To: FaultLine who wrote (1626)7/26/2001 12:11:36 AM
From: Thomas Tam  Read Replies (1) | Respond to of 5205
 
Thanks for the advice. To summarize the recent experiment. Own SEBL and wrote the AUG 35 for $3.9 and also naked calls for Jan and Feb 50s. I had lots of feedback questioning the need to be naked calls, given the risk of a substantial run up. Part of the thinking was that SEBL was due to be range bound (which I still think). I think it was Dale or Dan that recommended covering on the hint of a turn (ala today) and I did cover the Aug 35s for $1.85. Tidy little profit for a few days of market watching. However I remain now covered for the Jan 50s and naked on the Feb 50s. In retrospect now that the market is closed, I should have covered some if not all of these calls into yesterday's close. That way I could be able to sell again the calls. I think I just watched a couple thousand in profits get chewed away. Would I recommend this strategy again, probably not in this form.
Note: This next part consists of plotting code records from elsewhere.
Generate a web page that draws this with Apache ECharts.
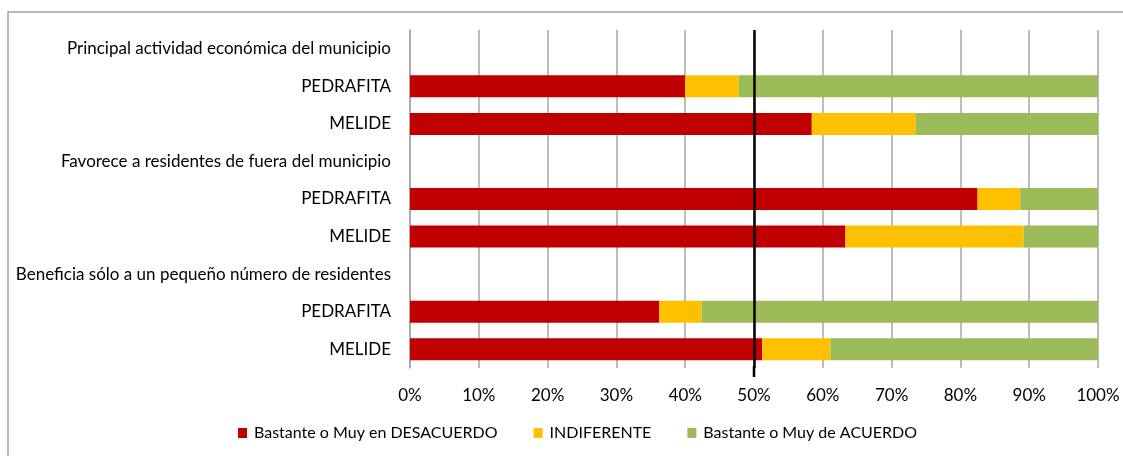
<!DOCTYPE html>
<html><head><meta charset="utf-8">
<script src="https://cdn.jsdelivr.net/npm/echarts@6/dist/echarts.min.js"></script>
<style>html,body{margin:0;padding:0;background:#fff}#c{width:1123px;height:456px}</style>
</head><body><div id="c"></div>
<script>
const categories = [
  "Principal actividad económica del municipio", "PEDRAFITA", "MELIDE",
  "Favorece a residentes de fuera del municipio", "PEDRAFITA", "MELIDE",
  "Beneficia sólo a un pequeño número de residentes", "PEDRAFITA", "MELIDE"
];
const desacuerdo  = [null, 40.0, 58.4, null, 82.5, 63.3, null, 36.2, 51.2];
const indiferente = [null, 7.8, 15.1, null, 6.2, 25.9, null, 6.2, 9.9];
const acuerdo     = [null, 52.2, 26.5, null, 11.3, 10.8, null, 57.6, 38.9];
const seriesNames = ["Bastante o Muy en DESACUERDO", "INDIFERENTE", "Bastante o Muy de ACUERDO"];
const tickValues = [0,10,20,30,40,50,60,70,80,90,100];
const refLine = 50;

const FONT = "Lato, 'Open Sans', sans-serif";
const FS = 17;
const colors = ["#c00000", "#ffc000", "#9bbb59"];
const chart = echarts.init(document.getElementById('c'));
const mk = (name, data, i) => ({
  name, type: 'bar', stack: 'total', data, barWidth: 22,
  itemStyle: { color: colors[i] }, emphasis: { disabled: true }
});
const series = [mk(seriesNames[0], desacuerdo, 0), mk(seriesNames[1], indiferente, 1), mk(seriesNames[2], acuerdo, 2)];
series[2].markLine = {
  silent: true, symbol: 'none', label: { show: false },
  lineStyle: { color: '#000', width: 2.5, type: 'solid' },
  data: [{ xAxis: refLine }]
};
const GRID_BOTTOM = 88;
chart.setOption({
  animation: false,
  textStyle: { fontFamily: FONT },
  grid: { left: 410, right: 25, top: 30, bottom: GRID_BOTTOM, containLabel: false },
  legend: {
    bottom: 10, left: 233, itemWidth: 9, itemHeight: 10, itemGap: 36,
    icon: 'rect', data: seriesNames,
    textStyle: { fontFamily: FONT, fontSize: 16, color: '#000', padding: [0, 0, 0, 2] }
  },
  xAxis: {
    type: 'value', min: 0, max: 100, interval: 10,
    axisLine: { show: false }, axisTick: { show: false },
    splitLine: { show: true, lineStyle: { color: '#a6a6a6', width: 1.5 } },
    axisLabel: { formatter: v => tickValues.includes(v) ? v + '%' : '', fontFamily: FONT, fontSize: FS, color: '#000', margin: 19 }
  },
  yAxis: {
    type: 'category', data: categories, inverse: true,
    axisLine: { show: true, lineStyle: { color: '#a6a6a6', width: 1.5 } },
    axisTick: { show: false },
    axisLabel: { fontFamily: FONT, fontSize: FS, color: '#000', margin: 19 }
  },
  series
});
const xRef = chart.convertToPixel({ xAxisIndex: 0 }, refLine);
const yBot = 456 - GRID_BOTTOM;
chart.setOption({
  graphic: [
    { type: 'rect', shape: { x: 8, y: 12, width: 1300, height: 600 },
      style: { fill: null, stroke: '#a0a0a0', lineWidth: 1.5 }, silent: true, z: -1 },
    { type: 'line', shape: { x1: xRef, y1: yBot - 2, x2: xRef, y2: yBot + 9 },
      style: { stroke: '#000', lineWidth: 2.5 }, silent: true, z: 10 }
  ]
});
</script></body></html>
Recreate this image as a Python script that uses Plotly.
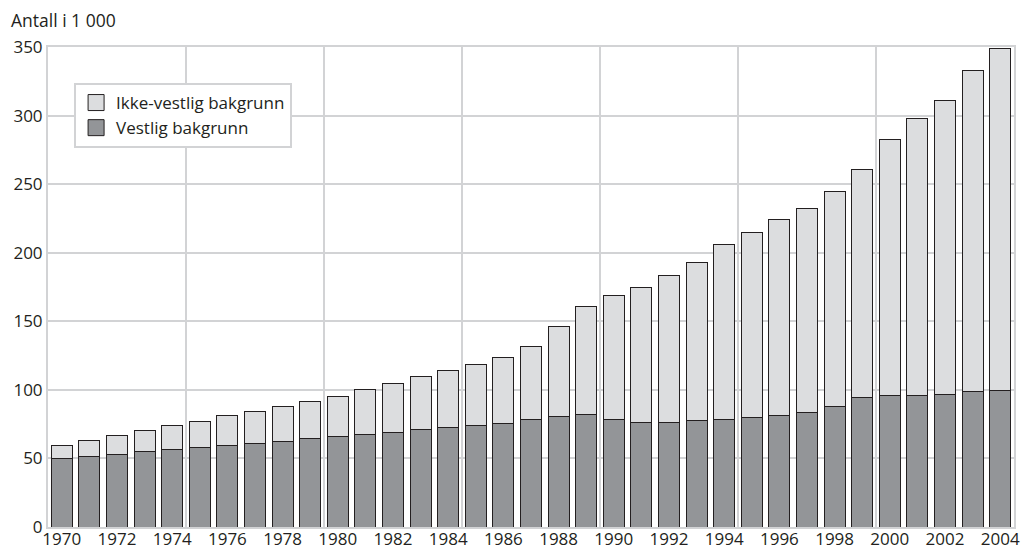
import plotly.graph_objects as go

years = list(range(1970, 2005))
vestlig = [50.3, 51.5, 53.2, 54.7, 56.4, 58.0, 59.5, 61.2, 62.7, 64.4,
           66.1, 67.8, 69.2, 70.9, 72.6, 74.3, 75.8, 78.2, 80.9, 81.8,
           78.2, 76.2, 76.5, 77.5, 78.2, 79.9, 81.3, 83.3, 88.1, 94.2,
           96.1, 96.1, 96.9, 99.0, 99.8]
totalt = [59.3, 62.9, 66.5, 70.2, 73.8, 77.2, 81.1, 84.5, 88.1, 91.8,
          95.4, 100.0, 104.6, 109.5, 114.1, 118.7, 123.5, 131.3, 146.3, 160.6,
          168.6, 174.9, 183.1, 193.1, 205.7, 215.1, 223.9, 232.1, 244.7, 260.7,
          282.3, 297.8, 310.9, 332.7, 348.7]
ikke_vestlig = [round(t - v, 1) for t, v in zip(totalt, vestlig)]
xticks = list(range(1970, 2005, 2))
series_names = ["Vestlig bakgrunn", "Ikke-vestlig bakgrunn"]

GRID = "#d2d3d5"
TXT = "#231f20"
DARK = "#939598"
LIGHT = "#dcdddf"
FONT = "Open Sans"

fig = go.Figure()
fig.add_trace(go.Bar(x=years, y=vestlig, name=series_names[0], showlegend=False,
                     marker=dict(color=DARK, line=dict(color=TXT, width=1)),
                     width=0.76))
fig.add_trace(go.Bar(x=years, y=ikke_vestlig, name=series_names[1], showlegend=False,
                     marker=dict(color=LIGHT, line=dict(color=TXT, width=1)),
                     width=0.76))
# legend entries (bigger square swatches)
for nm, col, grp in [(series_names[1], LIGHT, "a"), (series_names[0], DARK, "b")]:
    fig.add_trace(go.Scatter(x=[None], y=[None], mode="markers", name=nm,
                             legendgroup=grp,
                             marker=dict(symbol="square", size=16, color=col,
                                         line=dict(color=TXT, width=1))))

fig.update_layout(
    barmode="stack",
    width=1022, height=542,
    margin=dict(l=40, r=16, t=39, b=23),
    plot_bgcolor="white", paper_bgcolor="white",
    font=dict(family=FONT, size=17, color=TXT),
    legend=dict(traceorder="normal", x=0.027, y=0.925, xanchor="left", yanchor="top",
                bordercolor=GRID, borderwidth=2, bgcolor="white",
                tracegroupgap=4, itemsizing="trace",
                font=dict(size=17, color=TXT)),
    xaxis=dict(range=[1969.5, 2004.5], tickvals=xticks, ticktext=[str(y) for y in xticks],
               showgrid=False, ticks="", showline=True, mirror=True, automargin=False,
               linecolor=GRID, linewidth=2, tickfont=dict(size=17),
               ticklabelstandoff=-4,
               minor=dict(tick0=1969.5, dtick=5, showgrid=True, gridcolor=GRID, gridwidth=2)),
    yaxis=dict(range=[0, 350], dtick=50, showgrid=True, gridcolor=GRID, gridwidth=2,
               showline=True, mirror=True, linecolor=GRID, linewidth=2, automargin=False,
               zeroline=False, ticks="", tickfont=dict(size=17)),
    annotations=[dict(text="Antall i 1 000", xref="paper", yref="paper",
                      x=-39/966, y=1 + 27/480, xanchor="left", yanchor="middle",
                      showarrow=False, font=dict(size=17.5, color=TXT))],
)

fig.write_html("out.html")
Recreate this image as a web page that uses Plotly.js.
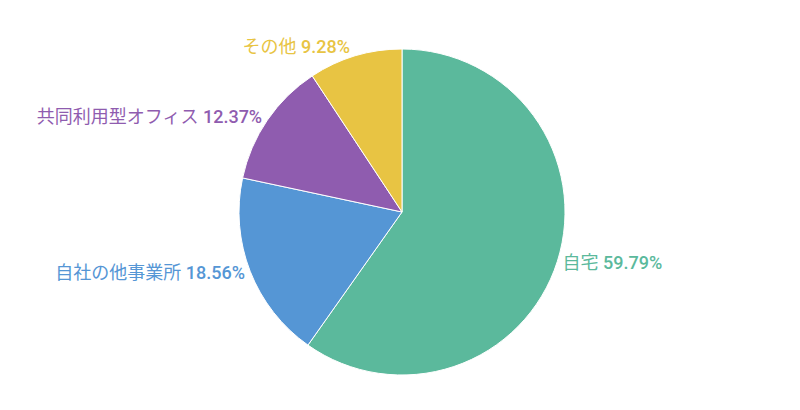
<!DOCTYPE html>
<html><head><meta charset="utf-8">
<script src="https://cdn.plot.ly/plotly-3.0.1.min.js"></script>
<style>html,body{margin:0;padding:0;background:#fff}#chart{width:800px;height:410px}</style>
</head><body><div id="chart"></div>
<script>
const categories = ["自宅", "自社の他事業所", "共同利用型オフィス", "その他"];
const shares = [59.79, 18.56, 12.37, 9.28];
const colors = ["#5bb99c", "#5596d5", "#8f5caf", "#e8c443"];

const labelFont = {family: 'Roboto, "Noto Sans CJK JP", sans-serif', size: 18, color: colors};
const trace = {
  type: 'pie',
  labels: categories,
  values: shares,
  sort: false,
  direction: 'clockwise',
  rotation: 0,
  marker: {colors: colors, line: {color: '#ffffff', width: 1}},
  textposition: 'outside',
  texttemplate: '%{label} <span style="font-weight:500">%{value:.2f}%</span>',
  textfont: labelFont,
  outsidetextfont: labelFont,
  hoverinfo: 'label+percent',
  domain: {x: [0.29875, 0.70625], y: [0, 1]},
  showlegend: false
};
Plotly.newPlot('chart', [trace], {
  width: 800, height: 410,
  margin: {l: 0, r: 0, t: 49, b: 35},
  paper_bgcolor: '#fff',
  showlegend: false
}, {staticPlot: true});
</script></body></html>
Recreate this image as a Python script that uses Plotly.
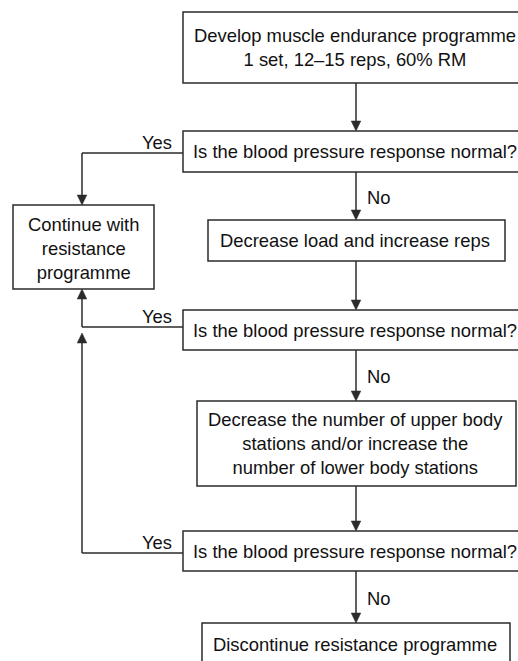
import plotly.graph_objects as go

W, H = 518, 661

# ---- Flowchart content ----
box_texts = [
    "Develop muscle endurance programme<br>1 set, 12–15 reps, 60% RM",
    "Is the blood pressure response normal?",
    "Decrease load and increase reps",
    "Is the blood pressure response normal?",
    "Decrease the number of upper body<br>stations and/or increase the<br>number of lower body stations",
    "Is the blood pressure response normal?",
    "Discontinue resistance programme",
]
side_text = "Continue with<br>resistance<br>programme"
yes_label = "Yes"
no_label = "No"
decision_idx = [1, 3, 5]

# ---- Layout geometry (pixel units on the hidden axes) ----
box_x0 = [183, 183, 208, 183, 197, 183, 202]
box_x1 = [529, 529, 505, 529, 516, 529, 510]
box_y0 = [12, 131, 220, 310, 401, 531, 623]
box_y1 = [83, 172, 261, 350, 486, 571, 667]
side_x0, side_x1, side_y0, side_y1 = 13, 154, 205, 289
spine_x = 356
text_x = 355
branch_x = 82
yes_y = [153, 327, 553]
yes_end = [side_y0, side_y1, 333]   # where each Yes branch arrow tip lands

LINE = "#2b2b2b"
LW = 1.5
FONT = dict(family="Liberation Sans, Arial, Helvetica, sans-serif", size=18.4, color="#111111")
AH_W, AH_L = 4.8, 10

fig = go.Figure()
shapes = []
annotations = []


def arrowhead(x, y, direction):
    # direction: +1 pointing down (tip at y), -1 pointing up
    b = y - direction * AH_L
    return dict(type="path", xref="x", yref="y",
                path=f"M {x - AH_W},{b} L {x + AH_W},{b} L {x},{y} Z",
                fillcolor=LINE, line=dict(color=LINE, width=0.5), layer="above")


def seg(x0, y0, x1, y1):
    return dict(type="line", xref="x", yref="y", x0=x0, y0=y0, x1=x1, y1=y1,
                line=dict(color=LINE, width=LW), layer="above")


# boxes
for i, t in enumerate(box_texts):
    shapes.append(dict(type="rect", xref="x", yref="y",
                       x0=box_x0[i], x1=box_x1[i], y0=box_y0[i], y1=box_y1[i],
                       line=dict(color=LINE, width=LW), fillcolor="white", layer="below"))
    cy = (box_y0[i] + box_y1[i]) / 2
    if i == len(box_texts) - 1:
        cy -= 1
    annotations.append(dict(x=text_x, y=cy, xref="x", yref="y", text=t,
                            showarrow=False, font=FONT, align="center",
                            xanchor="center", yanchor="middle"))

shapes.append(dict(type="rect", xref="x", yref="y",
                   x0=side_x0, x1=side_x1, y0=side_y0, y1=side_y1,
                   line=dict(color=LINE, width=LW), fillcolor="white", layer="below"))
annotations.append(dict(x=(side_x0 + side_x1) / 2, y=(side_y0 + side_y1) / 2 + 1,
                        xref="x", yref="y", text=side_text, showarrow=False,
                        font=FONT, align="center"))

# spine arrows between consecutive boxes
for i in range(len(box_texts) - 1):
    y0, y1 = box_y1[i], box_y0[i + 1]
    shapes.append(seg(spine_x, y0, spine_x, y1 - 2))
    shapes.append(arrowhead(spine_x, y1, 1))
    if i in decision_idx:
        annotations.append(dict(x=spine_x + 9, y=(y0 + y1) / 2 + 1, xref="x", yref="y",
                                text=no_label, showarrow=False, font=FONT,
                                xanchor="left", yanchor="middle"))

# Yes branches
for k, d in enumerate(decision_idx):
    yy = yes_y[k]
    tip = yes_end[k]
    direction = 1 if tip > yy else -1
    shapes.append(seg(box_x0[d], yy, branch_x, yy))
    shapes.append(seg(branch_x, yy, branch_x, tip - direction * 2))
    shapes.append(arrowhead(branch_x, tip, direction))
    annotations.append(dict(x=174, y=yy - 11, xref="x", yref="y", text=yes_label,
                            showarrow=False, font=FONT, xanchor="right", yanchor="middle"))

fig.update_layout(
    width=W, height=H,
    margin=dict(l=0, r=0, t=0, b=0),
    paper_bgcolor="white", plot_bgcolor="white",
    xaxis=dict(range=[0, W], visible=False, fixedrange=True),
    yaxis=dict(range=[H, 0], visible=False, fixedrange=True),
    shapes=shapes, annotations=annotations, showlegend=False,
)

fig.write_html("out.html", config={"displayModeBar": False},
               post_script="document.body.style.margin='0';document.body.style.overflow='hidden';")
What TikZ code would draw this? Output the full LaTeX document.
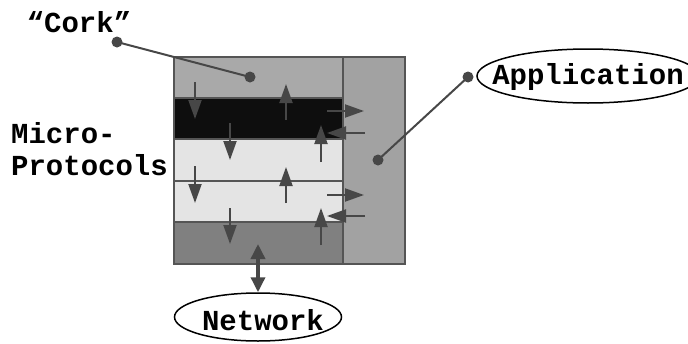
\documentclass[tikz,border=0pt]{standalone}
\usepackage{fontspec}
\setmonofont{Liberation Mono}
\usetikzlibrary{arrows.meta,shapes.geometric}
\definecolor{corkc}{HTML}{A9A9A9}
\definecolor{blackc}{HTML}{0E0E0E}
\definecolor{lightc}{HTML}{E4E4E4}
\definecolor{darkc}{HTML}{808080}
\definecolor{appc}{HTML}{A2A2A2}
\definecolor{edgec}{HTML}{555555}
\definecolor{arrc}{HTML}{474747}
\tikzset{
  lbl/.style={font=\ttfamily\bfseries\fontsize{29}{31}\selectfont, inner sep=0pt},
  layer/.style={draw=edgec, line width=1.5pt},
  flow/.style={draw=arrc, line width=2pt, -{Triangle[length=19pt,width=13pt]}},
  callout/.style={draw=arrc, line width=2pt},
  dotc/.style={circle, fill=arrc, inner sep=0pt, minimum size=11pt},
  oval/.style={ellipse, draw=black, line width=1.5pt, inner sep=0pt},
}
\begin{document}
\begin{tikzpicture}[x=1pt,y=-1pt]
\useasboundingbox (0,0) rectangle (688,343);
% layers
\path[layer, fill=corkc] (174,57) rectangle (343,98);
\path[layer, fill=blackc] (174,98) rectangle (343,139);
\path[layer, fill=lightc] (174,139) rectangle (343,181);
\path[layer, fill=lightc] (174,181) rectangle (343,222);
\path[layer, fill=darkc] (174,222) rectangle (343,264);
\path[layer, fill=appc] (343,57) rectangle (405,264);
% internal arrows
\coordinate (a1s) at (195,82); \coordinate (a1e) at (195,119);
\coordinate (a2s) at (286,120); \coordinate (a2e) at (286,84);
\coordinate (a3s) at (327,111); \coordinate (a3e) at (364,111);
\coordinate (a4s) at (365,133); \coordinate (a4e) at (327,133);
\coordinate (a5s) at (230,123); \coordinate (a5e) at (230,160);
\coordinate (a6s) at (321,162); \coordinate (a6e) at (321,125);
\coordinate (b1s) at (195,166); \coordinate (b1e) at (195,203);
\coordinate (b2s) at (286,203); \coordinate (b2e) at (286,167);
\coordinate (b3s) at (327,195); \coordinate (b3e) at (364,195);
\coordinate (b4s) at (365,216); \coordinate (b4e) at (327,216);
\coordinate (b5s) at (230,208); \coordinate (b5e) at (230,244);
\coordinate (b6s) at (321,245); \coordinate (b6e) at (321,208);
\foreach \p in {a1,a2,a3,a4,a5,a6,b1,b2,b3,b4,b5,b6}
  \draw[flow] (\p s) -- (\p e);
% labels
\node[lbl] (cork) at (79,22) {“Cork”};
\node[lbl, anchor=west] (micro) at (11,133) {Micro-};
\node[lbl, anchor=west] (proto) at (11,165) {Protocols};
\node[oval, minimum width=222pt, minimum height=54pt] (appov) at (588,76) {};
\node[lbl] (app) at (588,77) {Application};
\node[oval, minimum width=167pt, minimum height=48pt] (net) at (258,317) {};
\node[lbl] (nettxt) at (263,320) {Network};
% callouts
\node[dotc] (cd1) at (117,42) {};
\node[dotc] (cd2) at (250,77) {};
\draw[callout] (cd1.center) -- (cd2.center);
\node[dotc] (ad1) at (468,77) {};
\node[dotc] (ad2) at (378,160) {};
\draw[callout] (ad1.center) -- (ad2.center);
% network double arrow
\coordinate (n1) at (258,244);
\draw[draw=arrc, line width=3.5pt, {Triangle[length=15pt,width=14pt]}-{Triangle[length=15pt,width=14pt]}] (n1) -- (net.north);
\end{tikzpicture}
\end{document}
I think covering the calls after a target profit has been made should be done on such calls after such a big drop as we have seen with SEBL. I think we are near the bottom of the range and the risk of lost profits (of remaining naked the calls) is higher than the potential gains from further deterioration of the premiums.

Now I am going to have to wait for another dip in SEBL to regain those profits or close tomorrow the remaining calls and go naked or covered again after a little further run up to maximize returns.